Add a little oomph to your next brunch by serving screwmosa cocktails, the delightful offspring of a screwdriver and a mimosa. That’s right orange juice, vodka and sparkling wine!


Screwmosa cocktails should come with a warning, so here it is. These go down toooooooo easy. The bright fresh orange juice tastes like pure sunshine. The sparkling wine tickles your nose and tongue, a party in your mouth. You won’t really taste the vodka, but don’t forget it’s in there!


Screwmosa Cocktails


Ingredients – for 1 Screwmosa Cocktail – serve in a Champagne flute
1 oz or 30ml best quality vodka
2 oz or 60ml chilled fresh squeezed orange juice
3 oz or 90ml chilled brut sparkling wine – or more to top up the glass

Note: One 750ml bottle of sparkling wine holds enough to make eight screwmosa cocktails. To create those eight drinks you will need 8 oz (480ml) vodka and 16 oz (960ml) fresh orange juice.

Method
Add the vodka to your flute, then pour in the orange juice so they mix.

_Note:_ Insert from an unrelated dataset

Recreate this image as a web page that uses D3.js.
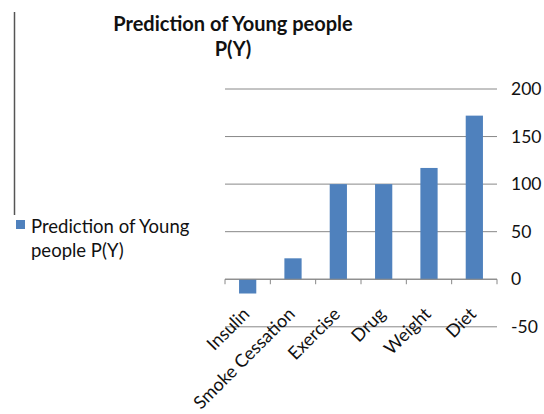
<!DOCTYPE html>
<html><head><meta charset="utf-8">
<script src="https://cdn.jsdelivr.net/npm/d3@7"></script>
<style>html,body{margin:0;padding:0;background:#fff;}svg{display:block;font-family:Lato,"Open Sans",sans-serif;}</style>
</head><body>
<svg id="c" width="544" height="414"></svg>
<script>
const categories = ["Insulin","Smoke Cessation","Exercise","Drug","Weight","Diet"];
const values = [-15, 22, 100, 100, 117, 172];
const yTicks = [-50, 0, 50, 100, 150, 200];
const seriesName = "Prediction of Young people P(Y)";
const titleLines = ["Prediction of Young people","P(Y)"];

const svg = d3.select("#c");
const x = d3.scaleBand().domain(categories).range([225, 497]).paddingInner(0.62).paddingOuter(0.31);
const y = d3.scaleLinear().domain([-50, 200]).range([326.8, 89]);
const color = "#4f81bd";

// gridlines
svg.append("g").selectAll("line").data(yTicks).join("line")
  .attr("x1", 225).attr("x2", 497)
  .attr("y1", d => y(d)).attr("y2", d => y(d))
  .attr("stroke", "#888").attr("stroke-width", 1);

// y labels
svg.append("g").selectAll("text").data(yTicks).join("text")
  .attr("x", 511).attr("y", d => y(d)).attr("dy", "0.35em")
  .attr("font-size", 17.5).attr("fill", "#111").text(d => d);

// bars
svg.append("g").selectAll("rect").data(values).join("rect")
  .attr("x", (d,i) => x(categories[i]))
  .attr("width", x.bandwidth())
  .attr("y", d => y(Math.max(0,d)))
  .attr("height", d => Math.abs(y(d) - y(0)))
  .attr("fill", color);

// zero axis + ticks
svg.append("line").attr("x1",225).attr("x2",497).attr("y1",y(0)).attr("y2",y(0)).attr("stroke","#888");
const boundaries = d3.range(categories.length + 1).map(i => 225 + i * (272 / categories.length));
svg.append("g").selectAll("line").data(boundaries).join("line")
  .attr("x1", d => d).attr("x2", d => d)
  .attr("y1", y(0)).attr("y2", y(0) + 5).attr("stroke", "#888");

// x labels
svg.append("g").selectAll("text").data(categories).join("text")
  .attr("text-anchor", "end")
  .attr("font-size", 18).attr("fill", "#111")
  .attr("transform", d => `translate(${x(d) + x.bandwidth()/2 + 3},${y(0) + 36}) rotate(-45)`)
  .text(d => d);

// title
svg.append("g").selectAll("text").data(titleLines).join("text")
  .attr("x", 233).attr("y", (d,i) => 31 + i * 25)
  .attr("text-anchor", "middle").attr("font-weight", "bold")
  .attr("font-size", 20).attr("fill", "#111").text(d => d);

// left vertical line
svg.append("line").attr("x1",14.5).attr("x2",14.5).attr("y1",12).attr("y2",215)
  .attr("stroke","#555").attr("stroke-width",1.5);

// legend
svg.append("rect").attr("x",16).attr("y",220).attr("width",9).attr("height",9).attr("fill",color);
const lg = svg.append("text").attr("font-size",18.5).attr("fill","#111");
lg.append("tspan").attr("x",31).attr("y",233).text("Prediction of Young");
lg.append("tspan").attr("x",31).attr("y",257).text("people P(Y)");
</script>
</body></html>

Top up with the brut sparkling wine. I used Prosecco for these but any brut sparkling wine would be delicious.



Enjoy!



This week my Sunday Supper friends are sharing easy drink recipes to celebrate summer. Many thanks to our event manager, Cricket of Cricket's Confections and our host Christie of A Kitchen Hoor's Adventures. Let's get this simple cocktail recipe party started!

Classics with a Twist

Make Mine a Mocktail

Simply Different

Tasty and Tropical

Very Vino

For even more inspiration check out these Simple Mixed Drinks for a Refreshing Summer by Sunday Supper Movement.

 
 

Pin these Screwmosa Cocktails!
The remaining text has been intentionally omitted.